An animal advocate group has expressed shock at the age of a pig which was stabbed to death in the Napier City Council-owned pound in 2015.

The Ministry for Primary Industries (MPI) is considering investigating the pig's death - in mid-2015 it was killed with its carcass suggested to have been used in a "training exercise on skinning, gutting and dissection".

Two animal control officers were allegedly involved, as well as another person who was not authorised to euthanise an animal but used a knife and the method of "pig sticking" to kill the pig.

Hawke's Bay Today captured images of the pig as it wandered through Taradale on July 17, 2015. It had caused two car crashes on Taradale Rd before being caught by police, Animal Control, local residents and business people.


Watchdog! spokeswoman Jessica Maxwell said they had been shocked to see that the images revealed the pig was a "large piglet".

"To think that three adults went into a council animal shelter and stabbed this little critter to death in its cage is almost unbelievable," she said. "There has to be accountability".

A council spokeswoman declined to comment.

At this stage MPI is not conducting an investigation into the death but is making inquiries to determine if an investigation is needed.

MPI spokesman Gary Orr said they began inquiries after receiving a complaint on March 10.

The pound came under public scrutiny last year after claims were made about its conditions. An MPI inquiry was launched following allegations of breaches of the Animal Welfare Act.

An inspection report released to Hawke's Bay Today under the Official Information Act found four major and two minor non-compliances at the pound.

Mr Orr said this allegation had not fallen under the scope of MPI's previous review of the pound - this was a specific allegation of offending against the Animal Welfare Act.

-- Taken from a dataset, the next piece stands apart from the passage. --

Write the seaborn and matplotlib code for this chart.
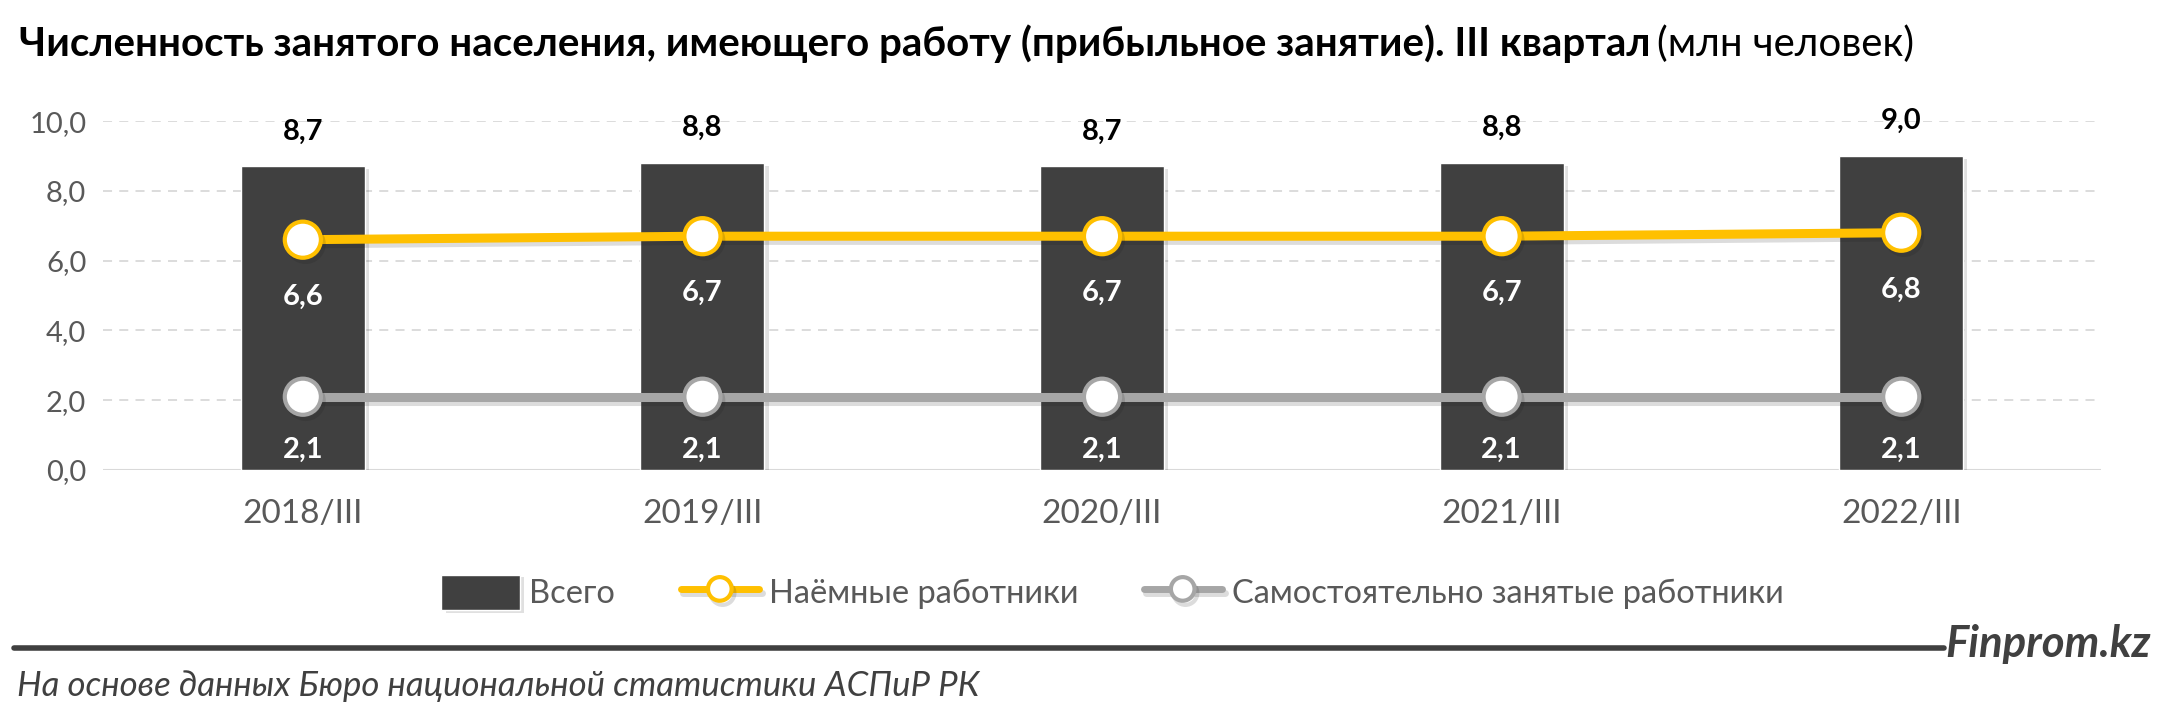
import matplotlib
matplotlib.use("Agg")
import matplotlib.pyplot as plt
import matplotlib.patheffects as pe
import seaborn as sns
import pandas as pd

# data
quarters = ["2018/III", "2019/III", "2020/III", "2021/III", "2022/III"]
total = [8.7, 8.8, 8.7, 8.8, 9.0]
hired = [6.6, 6.7, 6.7, 6.7, 6.8]
self_employed = [2.1, 2.1, 2.1, 2.1, 2.1]

df = pd.DataFrame({"quarter": quarters, "total": total,
                   "hired": hired, "self": self_employed})

sns.set_theme(style="white")
plt.rcParams["font.family"] = ["Lato", "DejaVu Sans"]

dark = "#404040"
gold = "#FFC000"
grey = "#A6A6A6"

fig = plt.figure(figsize=(21.6, 7.18), dpi=100)
ax = fig.add_axes([0.0477, 0.3454, 0.925, 0.486])

shadow = [pe.SimplePatchShadow(offset=(3, -2), alpha=0.15, rho=0.8), pe.Normal()]

sns.barplot(data=df, x="quarter", y="total", color=dark, width=0.31,
            saturation=1, ax=ax, label="Всего", zorder=2)
for p in ax.patches:
    p.set_path_effects(shadow)

line_kw = dict(marker="o", markersize=26, markerfacecolor="white",
               markeredgewidth=3, linewidth=6.5, zorder=4)
sns.lineplot(data=df, x="quarter", y="hired", color=gold, markeredgecolor=gold,
             label="Наёмные работники", ax=ax,
             path_effects=[pe.SimpleLineShadow(offset=(2, -3), alpha=0.15), pe.Normal()],
             **line_kw)
sns.lineplot(data=df, x="quarter", y="self", color=grey, markeredgecolor=grey,
             label="Самостоятельно занятые работники", ax=ax,
             path_effects=[pe.SimpleLineShadow(offset=(2, -3), alpha=0.15), pe.Normal()],
             **line_kw)

# value labels
def fmt(v):
    return f"{v:.1f}".replace(".", ",")

for i, v in enumerate(total):
    ax.annotate(fmt(v), (i, v), xytext=(0, 25), textcoords="offset points",
                ha="center", va="center", fontsize=21, fontweight="bold",
                color="black", annotation_clip=False)
for i, v in enumerate(hired):
    ax.annotate(fmt(v), (i, v), xytext=(0, -41), textcoords="offset points",
                ha="center", va="center", fontsize=21, fontweight="bold",
                color="white", zorder=5)
for i, v in enumerate(self_employed):
    ax.annotate(fmt(v), (i, v), xytext=(0, -38), textcoords="offset points",
                ha="center", va="center", fontsize=21, fontweight="bold",
                color="white", zorder=5)

ax.set_xlim(-0.5, 4.5)
ax.set_ylim(0, 10)
ticks = [0, 2, 4, 6, 8, 10]
ax.set_yticks(ticks)
ax.set_yticklabels([fmt(t) for t in ticks])
ax.set_xlabel("")
ax.set_ylabel("")
for s in ax.spines.values():
    s.set_visible(False)
ax.yaxis.grid(True, color="#D9D9D9", linestyle=(0, (5, 4)), linewidth=1.3, zorder=0)
ax.set_axisbelow(True)
ax.axhline(0, color="#D9D9D9", linewidth=1.5, zorder=1)
ax.tick_params(axis="y", length=0, pad=12, labelsize=21, labelcolor="#595959")
ax.tick_params(axis="x", length=0, pad=21, labelsize=24, labelcolor="#595959")

handles, labels = ax.get_legend_handles_labels()
order = [labels.index("Всего"), labels.index("Наёмные работники"),
         labels.index("Самостоятельно занятые работники")]
leg = ax.legend([handles[k] for k in order], [labels[k] for k in order],
                loc="center", bbox_to_anchor=(0.515, 0.175),
                bbox_transform=fig.transFigure, ncol=3, frameon=False,
                fontsize=23.5, handlelength=2.4, handleheight=1.3,
                columnspacing=2.0, handletextpad=0.3)
for t in leg.get_texts():
    t.set_color("#595959")
for h in leg.legend_handles:
    if hasattr(h, "set_markersize"):
        h.set_markersize(17)
        h.set_linewidth(5)

# title
t1 = fig.text(0.009, 0.939, "Численность занятого населения, имеющего работу (прибыльное занятие). III квартал",
              fontsize=29, fontweight="bold", color="black", va="center", ha="left")
fig.canvas.draw()
bb = t1.get_window_extent(fig.canvas.get_renderer())
x_end = bb.x1 / fig.bbox.width
fig.text(x_end + 0.003, 0.939, "(млн человек)", fontsize=29, color="black",
         va="center", ha="left")

# footer
fig.add_artist(plt.Line2D([0.0065, 0.9], [0.097, 0.097], color=dark, linewidth=4,
                          transform=fig.transFigure))
fig.text(0.996, 0.103, "Finprom.kz", fontsize=31.5, fontweight="bold", fontstyle="italic",
         color="#404040", ha="right", va="center")
fig.text(0.008, 0.045, "На основе данных Бюро национальной статистики АСПиР РК",
         fontsize=25, fontstyle="italic", color="#404040", ha="left", va="center")

fig.savefig("out.png", dpi=100)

The previous investigation was a review of the operation of the pound "to ensure that it was acting in accordance with legislative requirements".

The Ministry had not been made aware of this allegation at the time of the review.

"The original complaint concerned allegations made that were generic allegations of non-compliance with the Act rather than specific to a particular animal as is the case here.

"This allegation falls outside of the timeframe of the initial report."

According to information released to Hawke's Bay Today under LGOIMA, the "Captain Cooker" pig was thought to have been held at the pound for around three days after being captured on July 17.

"However the length cannot be guaranteed as normal protocol was not followed by the relevant ACOs in logging the wild pig into the system."

Around the third day - ACO assessed the pig was distressed and recommended it be euthanised due to stress - instructions were given that this should only be conducted by a vet.

An ACO told another ACO who was on sick leave at the time about the pig.

Allegedly the off duty ACO then offered to call an unidentified friend of his who was a pig hunter to kill the pig, and in a breach of protocol the off-duty ACO let his friend into the premises.

It was understood the friend was not a vet, employee, or contractor of the council, and had no authority to perform euthanisation for the animal control service.

Council stated it was understood the friend used a knife, and the method of "pig sticking" to kill the pig.

"The off-duty ACO and the ACO that had contacted him about the wild pig possibly assisted with the procedure," the council stated. "The procedure was completely contrary to NCCAC protocol."

Against protocol, the off-duty ACO and his friend removed the carcass from the pound.

"There was a suggestion made to NCC that the off-duty ACO that the carcass was taken to the friend's house for a training exercise on skinning, gutting and dissection.

"Apparently, the carcass was then disposed of into a skip bin, which was picked up with the kerbside collection."

The council had been unable to determine the truth or otherwise of what actually happened to the carcass.

The incident was investigated, and both ACOs involved no longer work for the council.